Copy all of the material exactly. Pictures are not to appear in the copy.
++++++++++
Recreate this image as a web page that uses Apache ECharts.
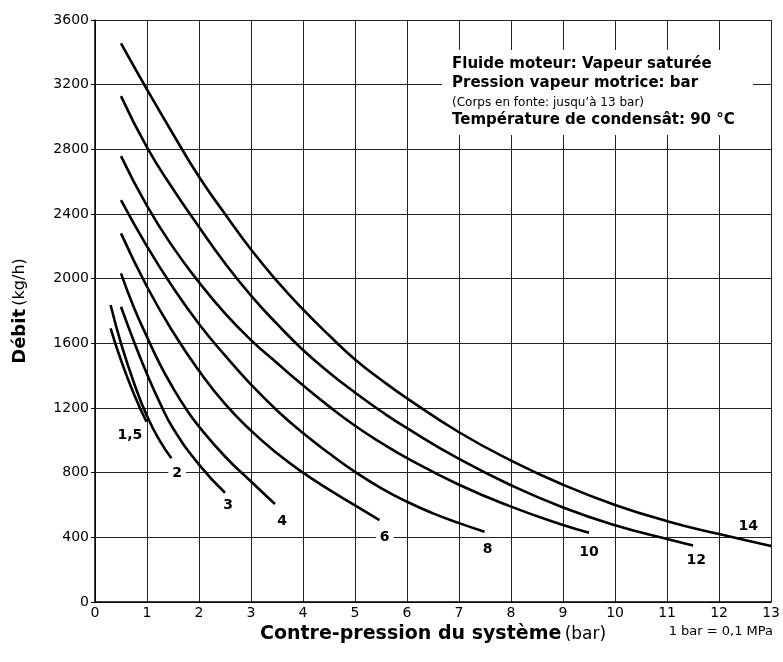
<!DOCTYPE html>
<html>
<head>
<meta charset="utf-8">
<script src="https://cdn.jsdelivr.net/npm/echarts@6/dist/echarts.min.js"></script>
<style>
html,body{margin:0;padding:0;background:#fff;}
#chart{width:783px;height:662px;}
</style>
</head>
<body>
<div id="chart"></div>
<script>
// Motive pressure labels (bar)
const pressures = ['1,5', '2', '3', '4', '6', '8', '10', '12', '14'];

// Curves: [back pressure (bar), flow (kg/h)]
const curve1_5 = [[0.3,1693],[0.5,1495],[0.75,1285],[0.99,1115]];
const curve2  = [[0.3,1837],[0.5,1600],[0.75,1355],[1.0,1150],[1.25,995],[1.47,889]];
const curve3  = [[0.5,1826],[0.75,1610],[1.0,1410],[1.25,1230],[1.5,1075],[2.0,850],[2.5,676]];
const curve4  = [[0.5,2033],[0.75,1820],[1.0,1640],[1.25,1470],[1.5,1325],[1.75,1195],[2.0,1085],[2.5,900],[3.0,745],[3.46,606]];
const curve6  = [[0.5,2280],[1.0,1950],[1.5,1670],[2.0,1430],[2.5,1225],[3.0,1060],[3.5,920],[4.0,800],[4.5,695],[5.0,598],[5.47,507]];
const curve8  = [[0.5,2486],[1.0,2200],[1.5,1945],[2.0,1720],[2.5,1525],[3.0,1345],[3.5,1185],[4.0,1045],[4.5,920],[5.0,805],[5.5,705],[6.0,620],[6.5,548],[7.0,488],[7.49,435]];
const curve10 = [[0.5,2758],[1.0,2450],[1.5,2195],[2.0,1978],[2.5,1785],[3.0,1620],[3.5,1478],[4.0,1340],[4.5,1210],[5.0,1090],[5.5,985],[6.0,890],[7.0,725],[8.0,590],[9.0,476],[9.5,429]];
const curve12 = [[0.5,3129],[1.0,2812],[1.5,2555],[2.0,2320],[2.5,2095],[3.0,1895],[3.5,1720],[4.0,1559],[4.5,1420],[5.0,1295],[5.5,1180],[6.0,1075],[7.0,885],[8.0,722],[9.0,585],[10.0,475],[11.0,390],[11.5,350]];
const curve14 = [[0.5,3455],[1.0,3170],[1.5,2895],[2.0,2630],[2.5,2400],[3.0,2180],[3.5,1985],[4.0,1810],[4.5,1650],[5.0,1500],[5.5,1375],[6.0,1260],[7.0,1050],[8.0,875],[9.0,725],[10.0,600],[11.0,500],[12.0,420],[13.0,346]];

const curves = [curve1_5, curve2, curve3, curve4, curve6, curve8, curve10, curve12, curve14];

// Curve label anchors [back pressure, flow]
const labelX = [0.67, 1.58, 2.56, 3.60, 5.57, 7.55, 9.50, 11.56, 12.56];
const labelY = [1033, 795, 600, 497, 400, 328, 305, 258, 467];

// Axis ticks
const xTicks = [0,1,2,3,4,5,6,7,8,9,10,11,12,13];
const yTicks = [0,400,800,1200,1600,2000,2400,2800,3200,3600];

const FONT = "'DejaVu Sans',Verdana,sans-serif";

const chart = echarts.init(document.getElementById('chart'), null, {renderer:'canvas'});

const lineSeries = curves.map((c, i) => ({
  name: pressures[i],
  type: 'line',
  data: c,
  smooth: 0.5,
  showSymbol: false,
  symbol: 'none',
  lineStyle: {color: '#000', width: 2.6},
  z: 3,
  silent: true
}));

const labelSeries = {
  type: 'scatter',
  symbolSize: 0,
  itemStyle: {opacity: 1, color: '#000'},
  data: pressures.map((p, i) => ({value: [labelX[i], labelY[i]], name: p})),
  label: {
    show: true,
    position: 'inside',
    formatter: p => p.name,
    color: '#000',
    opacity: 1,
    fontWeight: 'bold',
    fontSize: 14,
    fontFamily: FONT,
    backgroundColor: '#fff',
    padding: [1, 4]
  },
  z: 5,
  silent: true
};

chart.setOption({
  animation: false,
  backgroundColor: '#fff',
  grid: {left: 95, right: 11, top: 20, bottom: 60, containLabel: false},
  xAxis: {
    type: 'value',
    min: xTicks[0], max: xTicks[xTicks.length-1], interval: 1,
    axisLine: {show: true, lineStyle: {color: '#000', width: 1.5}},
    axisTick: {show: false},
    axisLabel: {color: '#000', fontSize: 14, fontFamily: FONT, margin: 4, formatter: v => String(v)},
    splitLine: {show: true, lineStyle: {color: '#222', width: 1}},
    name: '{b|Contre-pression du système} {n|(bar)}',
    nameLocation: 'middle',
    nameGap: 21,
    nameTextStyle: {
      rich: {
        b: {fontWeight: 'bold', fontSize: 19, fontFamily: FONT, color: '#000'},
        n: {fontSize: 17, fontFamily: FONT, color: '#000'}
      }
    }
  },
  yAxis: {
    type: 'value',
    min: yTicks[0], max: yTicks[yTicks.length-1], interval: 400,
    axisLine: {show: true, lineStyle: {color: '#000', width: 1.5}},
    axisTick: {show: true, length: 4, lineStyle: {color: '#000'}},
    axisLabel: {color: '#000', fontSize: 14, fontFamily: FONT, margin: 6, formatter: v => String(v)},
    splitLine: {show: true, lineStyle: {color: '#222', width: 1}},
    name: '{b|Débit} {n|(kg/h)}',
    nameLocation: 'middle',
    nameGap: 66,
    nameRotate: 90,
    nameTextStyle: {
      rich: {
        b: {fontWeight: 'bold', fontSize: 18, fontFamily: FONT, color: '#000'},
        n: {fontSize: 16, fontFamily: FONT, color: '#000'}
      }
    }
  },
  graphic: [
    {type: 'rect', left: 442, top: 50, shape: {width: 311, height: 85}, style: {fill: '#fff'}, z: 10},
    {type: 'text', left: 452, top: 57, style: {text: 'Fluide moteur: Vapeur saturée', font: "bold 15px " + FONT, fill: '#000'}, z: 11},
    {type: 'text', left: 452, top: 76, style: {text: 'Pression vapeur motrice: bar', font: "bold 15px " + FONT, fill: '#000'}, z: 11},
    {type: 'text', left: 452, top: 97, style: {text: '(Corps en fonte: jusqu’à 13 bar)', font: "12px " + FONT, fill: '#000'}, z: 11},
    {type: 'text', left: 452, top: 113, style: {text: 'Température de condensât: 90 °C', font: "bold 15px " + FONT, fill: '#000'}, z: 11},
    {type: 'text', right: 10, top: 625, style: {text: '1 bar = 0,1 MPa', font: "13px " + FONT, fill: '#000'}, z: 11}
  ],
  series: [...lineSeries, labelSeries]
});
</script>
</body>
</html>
++++++++++
| The answer |
Recreate this image as a web page that uses Apache ECharts.
<!DOCTYPE html>
<html>
<head>
<meta charset="utf-8">
<script src="https://cdn.jsdelivr.net/npm/echarts@6/dist/echarts.min.js"></script>
<style>
html,body{margin:0;padding:0;background:#fff;}
#chart{width:783px;height:662px;}
</style>
</head>
<body>
<div id="chart"></div>
<script>
// Motive pressure labels (bar)
const pressures = ['1,5', '2', '3', '4', '6', '8', '10', '12', '14'];

// Curves: [back pressure (bar), flow (kg/h)]
const curve1_5 = [[0.3,1693],[0.5,1495],[0.75,1285],[0.99,1115]];
const curve2  = [[0.3,1837],[0.5,1600],[0.75,1355],[1.0,1150],[1.25,995],[1.47,889]];
const curve3  = [[0.5,1826],[0.75,1610],[1.0,1410],[1.25,1230],[1.5,1075],[2.0,850],[2.5,676]];
const curve4  = [[0.5,2033],[0.75,1820],[1.0,1640],[1.25,1470],[1.5,1325],[1.75,1195],[2.0,1085],[2.5,900],[3.0,745],[3.46,606]];
const curve6  = [[0.5,2280],[1.0,1950],[1.5,1670],[2.0,1430],[2.5,1225],[3.0,1060],[3.5,920],[4.0,800],[4.5,695],[5.0,598],[5.47,507]];
const curve8  = [[0.5,2486],[1.0,2200],[1.5,1945],[2.0,1720],[2.5,1525],[3.0,1345],[3.5,1185],[4.0,1045],[4.5,920],[5.0,805],[5.5,705],[6.0,620],[6.5,548],[7.0,488],[7.49,435]];
const curve10 = [[0.5,2758],[1.0,2450],[1.5,2195],[2.0,1978],[2.5,1785],[3.0,1620],[3.5,1478],[4.0,1340],[4.5,1210],[5.0,1090],[5.5,985],[6.0,890],[7.0,725],[8.0,590],[9.0,476],[9.5,429]];
const curve12 = [[0.5,3129],[1.0,2812],[1.5,2555],[2.0,2320],[2.5,2095],[3.0,1895],[3.5,1720],[4.0,1559],[4.5,1420],[5.0,1295],[5.5,1180],[6.0,1075],[7.0,885],[8.0,722],[9.0,585],[10.0,475],[11.0,390],[11.5,350]];
const curve14 = [[0.5,3455],[1.0,3170],[1.5,2895],[2.0,2630],[2.5,2400],[3.0,2180],[3.5,1985],[4.0,1810],[4.5,1650],[5.0,1500],[5.5,1375],[6.0,1260],[7.0,1050],[8.0,875],[9.0,725],[10.0,600],[11.0,500],[12.0,420],[13.0,346]];

const curves = [curve1_5, curve2, curve3, curve4, curve6, curve8, curve10, curve12, curve14];

// Curve label anchors [back pressure, flow]
const labelX = [0.67, 1.58, 2.56, 3.60, 5.57, 7.55, 9.50, 11.56, 12.56];
const labelY = [1033, 795, 600, 497, 400, 328, 305, 258, 467];

// Axis ticks
const xTicks = [0,1,2,3,4,5,6,7,8,9,10,11,12,13];
const yTicks = [0,400,800,1200,1600,2000,2400,2800,3200,3600];

const FONT = "'DejaVu Sans',Verdana,sans-serif";

const chart = echarts.init(document.getElementById('chart'), null, {renderer:'canvas'});

const lineSeries = curves.map((c, i) => ({
  name: pressures[i],
  type: 'line',
  data: c,
  smooth: 0.5,
  showSymbol: false,
  symbol: 'none',
  lineStyle: {color: '#000', width: 2.6},
  z: 3,
  silent: true
}));

const labelSeries = {
  type: 'scatter',
  symbolSize: 0,
  itemStyle: {opacity: 1, color: '#000'},
  data: pressures.map((p, i) => ({value: [labelX[i], labelY[i]], name: p})),
  label: {
    show: true,
    position: 'inside',
    formatter: p => p.name,
    color: '#000',
    opacity: 1,
    fontWeight: 'bold',
    fontSize: 14,
    fontFamily: FONT,
    backgroundColor: '#fff',
    padding: [1, 4]
  },
  z: 5,
  silent: true
};

chart.setOption({
  animation: false,
  backgroundColor: '#fff',
  grid: {left: 95, right: 11, top: 20, bottom: 60, containLabel: false},
  xAxis: {
    type: 'value',
    min: xTicks[0], max: xTicks[xTicks.length-1], interval: 1,
    axisLine: {show: true, lineStyle: {color: '#000', width: 1.5}},
    axisTick: {show: false},
    axisLabel: {color: '#000', fontSize: 14, fontFamily: FONT, margin: 4, formatter: v => String(v)},
    splitLine: {show: true, lineStyle: {color: '#222', width: 1}},
    name: '{b|Contre-pression du système} {n|(bar)}',
    nameLocation: 'middle',
    nameGap: 21,
    nameTextStyle: {
      rich: {
        b: {fontWeight: 'bold', fontSize: 19, fontFamily: FONT, color: '#000'},
        n: {fontSize: 17, fontFamily: FONT, color: '#000'}
      }
    }
  },
  yAxis: {
    type: 'value',
    min: yTicks[0], max: yTicks[yTicks.length-1], interval: 400,
    axisLine: {show: true, lineStyle: {color: '#000', width: 1.5}},
    axisTick: {show: true, length: 4, lineStyle: {color: '#000'}},
    axisLabel: {color: '#000', fontSize: 14, fontFamily: FONT, margin: 6, formatter: v => String(v)},
    splitLine: {show: true, lineStyle: {color: '#222', width: 1}},
    name: '{b|Débit} {n|(kg/h)}',
    nameLocation: 'middle',
    nameGap: 66,
    nameRotate: 90,
    nameTextStyle: {
      rich: {
        b: {fontWeight: 'bold', fontSize: 18, fontFamily: FONT, color: '#000'},
        n: {fontSize: 16, fontFamily: FONT, color: '#000'}
      }
    }
  },
  graphic: [
    {type: 'rect', left: 442, top: 50, shape: {width: 311, height: 85}, style: {fill: '#fff'}, z: 10},
    {type: 'text', left: 452, top: 57, style: {text: 'Fluide moteur: Vapeur saturée', font: "bold 15px " + FONT, fill: '#000'}, z: 11},
    {type: 'text', left: 452, top: 76, style: {text: 'Pression vapeur motrice: bar', font: "bold 15px " + FONT, fill: '#000'}, z: 11},
    {type: 'text', left: 452, top: 97, style: {text: '(Corps en fonte: jusqu’à 13 bar)', font: "12px " + FONT, fill: '#000'}, z: 11},
    {type: 'text', left: 452, top: 113, style: {text: 'Température de condensât: 90 °C', font: "bold 15px " + FONT, fill: '#000'}, z: 11},
    {type: 'text', right: 10, top: 625, style: {text: '1 bar = 0,1 MPa', font: "13px " + FONT, fill: '#000'}, z: 11}
  ],
  series: [...lineSeries, labelSeries]
});
</script>
</body>
</html>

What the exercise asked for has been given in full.